Problem statement -
A verbatim copy is needed of the lines from the one containing "Write a Python" down to the one containing "33], ls=':', color='#555555', lw=1, zorder=1)", inclusive. Print it with no pictures.
## begin Supplied material
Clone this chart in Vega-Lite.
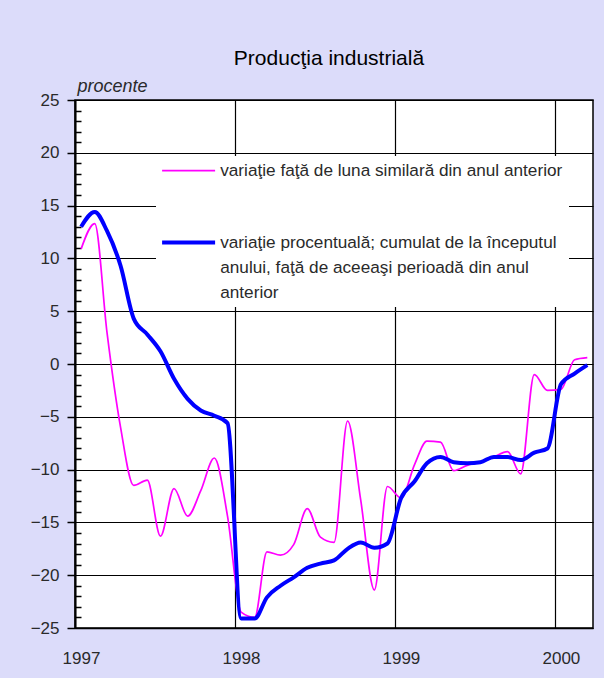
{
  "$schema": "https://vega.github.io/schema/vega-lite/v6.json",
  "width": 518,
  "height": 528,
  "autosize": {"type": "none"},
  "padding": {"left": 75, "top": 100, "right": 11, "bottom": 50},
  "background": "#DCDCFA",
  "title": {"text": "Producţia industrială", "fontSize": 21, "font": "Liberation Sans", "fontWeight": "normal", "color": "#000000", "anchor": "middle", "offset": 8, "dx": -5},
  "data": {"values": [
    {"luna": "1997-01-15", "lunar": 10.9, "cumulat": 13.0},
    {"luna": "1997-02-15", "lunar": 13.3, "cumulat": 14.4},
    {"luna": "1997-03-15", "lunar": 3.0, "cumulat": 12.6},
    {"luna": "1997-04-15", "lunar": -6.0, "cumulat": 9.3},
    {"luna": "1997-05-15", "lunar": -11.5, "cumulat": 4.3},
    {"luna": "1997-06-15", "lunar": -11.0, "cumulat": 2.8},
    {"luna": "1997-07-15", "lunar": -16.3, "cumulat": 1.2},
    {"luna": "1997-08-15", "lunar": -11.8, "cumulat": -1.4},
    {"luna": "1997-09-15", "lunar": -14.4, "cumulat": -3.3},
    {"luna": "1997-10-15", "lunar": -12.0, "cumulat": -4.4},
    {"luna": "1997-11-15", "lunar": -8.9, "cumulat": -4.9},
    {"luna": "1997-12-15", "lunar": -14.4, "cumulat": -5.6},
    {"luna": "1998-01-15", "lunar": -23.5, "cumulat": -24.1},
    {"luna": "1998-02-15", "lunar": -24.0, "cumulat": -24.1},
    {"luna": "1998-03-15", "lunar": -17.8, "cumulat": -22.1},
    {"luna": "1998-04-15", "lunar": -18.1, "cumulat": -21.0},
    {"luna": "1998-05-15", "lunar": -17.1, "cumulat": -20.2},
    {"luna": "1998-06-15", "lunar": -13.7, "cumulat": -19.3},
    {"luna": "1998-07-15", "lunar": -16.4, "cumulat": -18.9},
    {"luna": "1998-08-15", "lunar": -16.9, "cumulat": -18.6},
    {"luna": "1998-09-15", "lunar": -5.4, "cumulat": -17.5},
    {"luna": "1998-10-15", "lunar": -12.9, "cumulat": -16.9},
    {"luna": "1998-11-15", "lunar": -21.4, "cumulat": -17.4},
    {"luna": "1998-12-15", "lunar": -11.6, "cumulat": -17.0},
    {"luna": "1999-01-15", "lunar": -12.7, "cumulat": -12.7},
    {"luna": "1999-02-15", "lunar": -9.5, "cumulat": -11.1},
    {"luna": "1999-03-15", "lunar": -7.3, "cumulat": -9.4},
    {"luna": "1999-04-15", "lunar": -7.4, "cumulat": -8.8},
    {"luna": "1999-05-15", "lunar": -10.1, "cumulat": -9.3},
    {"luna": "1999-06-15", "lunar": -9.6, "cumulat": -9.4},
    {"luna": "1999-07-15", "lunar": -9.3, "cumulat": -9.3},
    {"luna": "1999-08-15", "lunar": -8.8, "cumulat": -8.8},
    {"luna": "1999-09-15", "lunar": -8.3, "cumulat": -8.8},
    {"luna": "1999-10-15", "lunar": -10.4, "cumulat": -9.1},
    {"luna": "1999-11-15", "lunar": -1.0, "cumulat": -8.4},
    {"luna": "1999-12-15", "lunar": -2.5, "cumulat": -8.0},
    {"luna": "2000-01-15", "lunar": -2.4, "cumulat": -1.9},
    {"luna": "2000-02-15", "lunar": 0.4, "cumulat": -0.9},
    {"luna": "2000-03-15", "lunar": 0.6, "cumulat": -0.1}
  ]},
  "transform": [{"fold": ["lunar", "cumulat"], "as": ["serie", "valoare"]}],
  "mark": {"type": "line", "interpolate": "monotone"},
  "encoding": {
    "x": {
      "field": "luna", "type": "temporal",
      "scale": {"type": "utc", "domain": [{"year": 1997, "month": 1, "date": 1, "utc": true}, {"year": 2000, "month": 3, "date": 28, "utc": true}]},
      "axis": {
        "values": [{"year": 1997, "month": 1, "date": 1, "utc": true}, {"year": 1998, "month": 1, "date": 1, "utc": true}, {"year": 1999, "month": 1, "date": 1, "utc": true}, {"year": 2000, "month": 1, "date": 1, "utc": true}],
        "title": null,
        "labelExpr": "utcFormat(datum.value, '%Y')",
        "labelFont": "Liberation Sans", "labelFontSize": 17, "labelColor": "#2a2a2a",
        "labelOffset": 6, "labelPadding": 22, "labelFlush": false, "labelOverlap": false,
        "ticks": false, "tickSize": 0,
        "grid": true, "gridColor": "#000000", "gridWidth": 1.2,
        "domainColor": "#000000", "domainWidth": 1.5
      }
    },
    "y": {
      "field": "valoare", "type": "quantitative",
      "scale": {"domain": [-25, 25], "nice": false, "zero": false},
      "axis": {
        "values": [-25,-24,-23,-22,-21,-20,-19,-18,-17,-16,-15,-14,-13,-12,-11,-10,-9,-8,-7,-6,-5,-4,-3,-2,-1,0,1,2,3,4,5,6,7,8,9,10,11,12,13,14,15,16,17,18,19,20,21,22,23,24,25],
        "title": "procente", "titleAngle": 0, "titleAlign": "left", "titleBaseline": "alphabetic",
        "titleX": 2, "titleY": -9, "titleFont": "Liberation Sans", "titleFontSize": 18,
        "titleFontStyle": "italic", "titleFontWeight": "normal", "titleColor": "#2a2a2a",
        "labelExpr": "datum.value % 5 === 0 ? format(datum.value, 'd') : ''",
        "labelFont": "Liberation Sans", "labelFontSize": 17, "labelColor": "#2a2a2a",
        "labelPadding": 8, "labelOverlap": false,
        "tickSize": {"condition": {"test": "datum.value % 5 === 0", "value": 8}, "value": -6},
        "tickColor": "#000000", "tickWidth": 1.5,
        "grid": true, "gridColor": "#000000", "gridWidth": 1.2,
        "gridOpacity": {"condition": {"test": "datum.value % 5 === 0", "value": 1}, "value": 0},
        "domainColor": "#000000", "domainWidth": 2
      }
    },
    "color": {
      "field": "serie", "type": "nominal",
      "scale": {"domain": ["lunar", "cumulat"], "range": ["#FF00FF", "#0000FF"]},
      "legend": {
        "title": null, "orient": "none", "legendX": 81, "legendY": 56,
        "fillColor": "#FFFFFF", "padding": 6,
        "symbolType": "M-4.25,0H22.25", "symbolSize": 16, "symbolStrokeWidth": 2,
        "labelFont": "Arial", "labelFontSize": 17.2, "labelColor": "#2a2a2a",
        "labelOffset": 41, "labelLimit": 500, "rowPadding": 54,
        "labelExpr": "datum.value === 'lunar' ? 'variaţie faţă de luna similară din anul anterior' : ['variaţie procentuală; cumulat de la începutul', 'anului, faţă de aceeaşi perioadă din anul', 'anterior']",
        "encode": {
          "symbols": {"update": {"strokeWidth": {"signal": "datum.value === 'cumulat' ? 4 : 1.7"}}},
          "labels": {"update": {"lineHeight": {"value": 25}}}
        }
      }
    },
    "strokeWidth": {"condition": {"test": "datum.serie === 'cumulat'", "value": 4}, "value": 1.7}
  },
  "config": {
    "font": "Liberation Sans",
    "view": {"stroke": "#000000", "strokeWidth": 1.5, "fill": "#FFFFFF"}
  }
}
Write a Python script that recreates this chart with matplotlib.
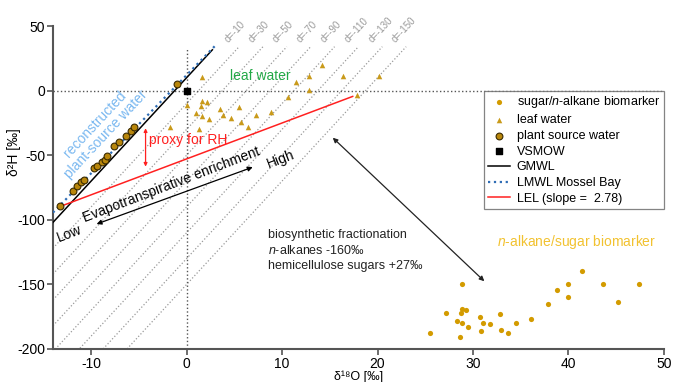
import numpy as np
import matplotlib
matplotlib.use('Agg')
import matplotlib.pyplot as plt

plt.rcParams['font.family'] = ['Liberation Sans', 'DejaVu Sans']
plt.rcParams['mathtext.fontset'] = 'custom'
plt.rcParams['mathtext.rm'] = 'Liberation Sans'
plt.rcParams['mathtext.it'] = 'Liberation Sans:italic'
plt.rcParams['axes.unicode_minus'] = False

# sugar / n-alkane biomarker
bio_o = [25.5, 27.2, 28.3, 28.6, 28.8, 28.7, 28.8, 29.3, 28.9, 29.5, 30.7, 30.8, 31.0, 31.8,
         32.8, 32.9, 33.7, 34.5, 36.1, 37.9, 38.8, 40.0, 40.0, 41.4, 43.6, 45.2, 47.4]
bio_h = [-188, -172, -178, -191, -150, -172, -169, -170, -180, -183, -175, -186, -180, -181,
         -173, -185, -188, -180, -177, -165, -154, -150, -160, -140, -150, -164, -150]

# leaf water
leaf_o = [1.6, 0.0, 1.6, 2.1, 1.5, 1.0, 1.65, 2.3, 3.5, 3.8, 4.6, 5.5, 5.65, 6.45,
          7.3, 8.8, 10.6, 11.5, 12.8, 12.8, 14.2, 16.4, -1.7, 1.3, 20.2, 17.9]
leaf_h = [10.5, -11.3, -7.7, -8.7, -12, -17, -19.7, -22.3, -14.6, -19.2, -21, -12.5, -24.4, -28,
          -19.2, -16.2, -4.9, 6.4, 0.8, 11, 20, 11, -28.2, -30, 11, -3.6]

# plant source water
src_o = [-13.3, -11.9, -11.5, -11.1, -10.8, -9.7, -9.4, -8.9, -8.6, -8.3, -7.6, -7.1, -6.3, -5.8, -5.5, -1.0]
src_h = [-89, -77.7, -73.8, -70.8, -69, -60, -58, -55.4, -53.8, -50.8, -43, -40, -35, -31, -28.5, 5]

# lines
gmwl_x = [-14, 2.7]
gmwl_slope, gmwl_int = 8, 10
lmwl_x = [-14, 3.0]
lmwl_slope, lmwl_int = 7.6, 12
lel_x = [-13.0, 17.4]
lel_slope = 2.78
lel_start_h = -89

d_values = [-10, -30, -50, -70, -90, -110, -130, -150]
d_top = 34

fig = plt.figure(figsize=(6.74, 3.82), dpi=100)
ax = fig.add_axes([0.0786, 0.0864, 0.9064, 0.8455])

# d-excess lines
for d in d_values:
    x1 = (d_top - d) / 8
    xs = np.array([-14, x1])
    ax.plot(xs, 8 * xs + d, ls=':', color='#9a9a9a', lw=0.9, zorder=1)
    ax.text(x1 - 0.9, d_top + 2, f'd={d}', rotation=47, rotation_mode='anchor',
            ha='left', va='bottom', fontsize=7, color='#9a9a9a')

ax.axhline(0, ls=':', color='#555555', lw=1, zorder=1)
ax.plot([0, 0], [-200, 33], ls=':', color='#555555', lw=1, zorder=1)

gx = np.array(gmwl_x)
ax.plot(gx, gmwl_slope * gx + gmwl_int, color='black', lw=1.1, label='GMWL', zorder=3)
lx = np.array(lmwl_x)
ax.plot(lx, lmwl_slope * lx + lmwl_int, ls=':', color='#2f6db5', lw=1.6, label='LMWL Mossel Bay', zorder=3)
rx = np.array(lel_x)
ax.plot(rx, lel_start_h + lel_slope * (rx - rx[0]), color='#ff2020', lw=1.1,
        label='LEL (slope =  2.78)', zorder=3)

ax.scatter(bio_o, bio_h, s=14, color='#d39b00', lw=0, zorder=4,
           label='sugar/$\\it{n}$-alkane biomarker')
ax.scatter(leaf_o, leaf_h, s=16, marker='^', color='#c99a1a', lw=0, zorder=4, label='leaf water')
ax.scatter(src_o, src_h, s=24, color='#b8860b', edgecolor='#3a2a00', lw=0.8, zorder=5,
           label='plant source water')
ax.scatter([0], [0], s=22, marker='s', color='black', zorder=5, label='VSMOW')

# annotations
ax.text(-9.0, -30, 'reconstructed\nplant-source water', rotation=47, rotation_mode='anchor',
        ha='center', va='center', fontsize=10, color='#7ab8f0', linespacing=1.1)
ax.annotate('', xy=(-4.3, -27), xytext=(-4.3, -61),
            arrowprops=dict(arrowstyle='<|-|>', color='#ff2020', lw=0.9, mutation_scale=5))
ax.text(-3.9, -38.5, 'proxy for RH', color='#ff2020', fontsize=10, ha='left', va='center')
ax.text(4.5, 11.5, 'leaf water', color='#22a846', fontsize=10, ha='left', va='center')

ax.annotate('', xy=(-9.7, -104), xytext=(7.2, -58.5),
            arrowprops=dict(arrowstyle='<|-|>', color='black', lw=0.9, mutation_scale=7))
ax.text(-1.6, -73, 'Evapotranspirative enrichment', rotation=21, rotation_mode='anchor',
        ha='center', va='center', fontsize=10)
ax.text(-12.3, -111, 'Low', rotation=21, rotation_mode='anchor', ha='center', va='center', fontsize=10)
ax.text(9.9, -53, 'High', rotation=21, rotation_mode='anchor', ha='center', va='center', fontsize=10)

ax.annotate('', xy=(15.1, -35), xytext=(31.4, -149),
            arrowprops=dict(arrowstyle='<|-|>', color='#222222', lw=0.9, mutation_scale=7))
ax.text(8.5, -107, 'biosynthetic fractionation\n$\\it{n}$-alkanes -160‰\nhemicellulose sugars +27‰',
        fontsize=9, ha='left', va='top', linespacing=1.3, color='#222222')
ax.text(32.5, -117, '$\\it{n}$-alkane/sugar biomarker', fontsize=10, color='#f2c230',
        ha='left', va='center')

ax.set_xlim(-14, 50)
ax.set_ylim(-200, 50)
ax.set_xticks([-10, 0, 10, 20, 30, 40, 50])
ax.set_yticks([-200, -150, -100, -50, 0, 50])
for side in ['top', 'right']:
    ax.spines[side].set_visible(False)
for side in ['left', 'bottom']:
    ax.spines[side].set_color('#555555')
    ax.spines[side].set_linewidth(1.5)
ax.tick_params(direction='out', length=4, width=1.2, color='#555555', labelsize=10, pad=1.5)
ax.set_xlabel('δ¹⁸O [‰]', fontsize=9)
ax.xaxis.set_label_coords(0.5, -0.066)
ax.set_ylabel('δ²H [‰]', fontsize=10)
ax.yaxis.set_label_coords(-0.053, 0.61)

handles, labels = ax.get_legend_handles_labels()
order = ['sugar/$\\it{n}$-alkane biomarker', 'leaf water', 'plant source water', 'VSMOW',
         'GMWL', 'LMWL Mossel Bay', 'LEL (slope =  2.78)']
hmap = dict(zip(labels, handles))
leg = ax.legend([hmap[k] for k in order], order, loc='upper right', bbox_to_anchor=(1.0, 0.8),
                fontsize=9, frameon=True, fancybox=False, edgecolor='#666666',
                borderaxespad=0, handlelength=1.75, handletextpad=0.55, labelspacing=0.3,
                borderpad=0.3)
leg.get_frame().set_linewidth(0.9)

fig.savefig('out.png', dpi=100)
## end Supplied material
Complete response -
Write a Python script that recreates this chart with matplotlib.
import numpy as np
import matplotlib
matplotlib.use('Agg')
import matplotlib.pyplot as plt

plt.rcParams['font.family'] = ['Liberation Sans', 'DejaVu Sans']
plt.rcParams['mathtext.fontset'] = 'custom'
plt.rcParams['mathtext.rm'] = 'Liberation Sans'
plt.rcParams['mathtext.it'] = 'Liberation Sans:italic'
plt.rcParams['axes.unicode_minus'] = False

# sugar / n-alkane biomarker
bio_o = [25.5, 27.2, 28.3, 28.6, 28.8, 28.7, 28.8, 29.3, 28.9, 29.5, 30.7, 30.8, 31.0, 31.8,
         32.8, 32.9, 33.7, 34.5, 36.1, 37.9, 38.8, 40.0, 40.0, 41.4, 43.6, 45.2, 47.4]
bio_h = [-188, -172, -178, -191, -150, -172, -169, -170, -180, -183, -175, -186, -180, -181,
         -173, -185, -188, -180, -177, -165, -154, -150, -160, -140, -150, -164, -150]

# leaf water
leaf_o = [1.6, 0.0, 1.6, 2.1, 1.5, 1.0, 1.65, 2.3, 3.5, 3.8, 4.6, 5.5, 5.65, 6.45,
          7.3, 8.8, 10.6, 11.5, 12.8, 12.8, 14.2, 16.4, -1.7, 1.3, 20.2, 17.9]
leaf_h = [10.5, -11.3, -7.7, -8.7, -12, -17, -19.7, -22.3, -14.6, -19.2, -21, -12.5, -24.4, -28,
          -19.2, -16.2, -4.9, 6.4, 0.8, 11, 20, 11, -28.2, -30, 11, -3.6]

# plant source water
src_o = [-13.3, -11.9, -11.5, -11.1, -10.8, -9.7, -9.4, -8.9, -8.6, -8.3, -7.6, -7.1, -6.3, -5.8, -5.5, -1.0]
src_h = [-89, -77.7, -73.8, -70.8, -69, -60, -58, -55.4, -53.8, -50.8, -43, -40, -35, -31, -28.5, 5]

# lines
gmwl_x = [-14, 2.7]
gmwl_slope, gmwl_int = 8, 10
lmwl_x = [-14, 3.0]
lmwl_slope, lmwl_int = 7.6, 12
lel_x = [-13.0, 17.4]
lel_slope = 2.78
lel_start_h = -89

d_values = [-10, -30, -50, -70, -90, -110, -130, -150]
d_top = 34

fig = plt.figure(figsize=(6.74, 3.82), dpi=100)
ax = fig.add_axes([0.0786, 0.0864, 0.9064, 0.8455])

# d-excess lines
for d in d_values:
    x1 = (d_top - d) / 8
    xs = np.array([-14, x1])
    ax.plot(xs, 8 * xs + d, ls=':', color='#9a9a9a', lw=0.9, zorder=1)
    ax.text(x1 - 0.9, d_top + 2, f'd={d}', rotation=47, rotation_mode='anchor',
            ha='left', va='bottom', fontsize=7, color='#9a9a9a')

ax.axhline(0, ls=':', color='#555555', lw=1, zorder=1)
ax.plot([0, 0], [-200, 33], ls=':', color='#555555', lw=1, zorder=1)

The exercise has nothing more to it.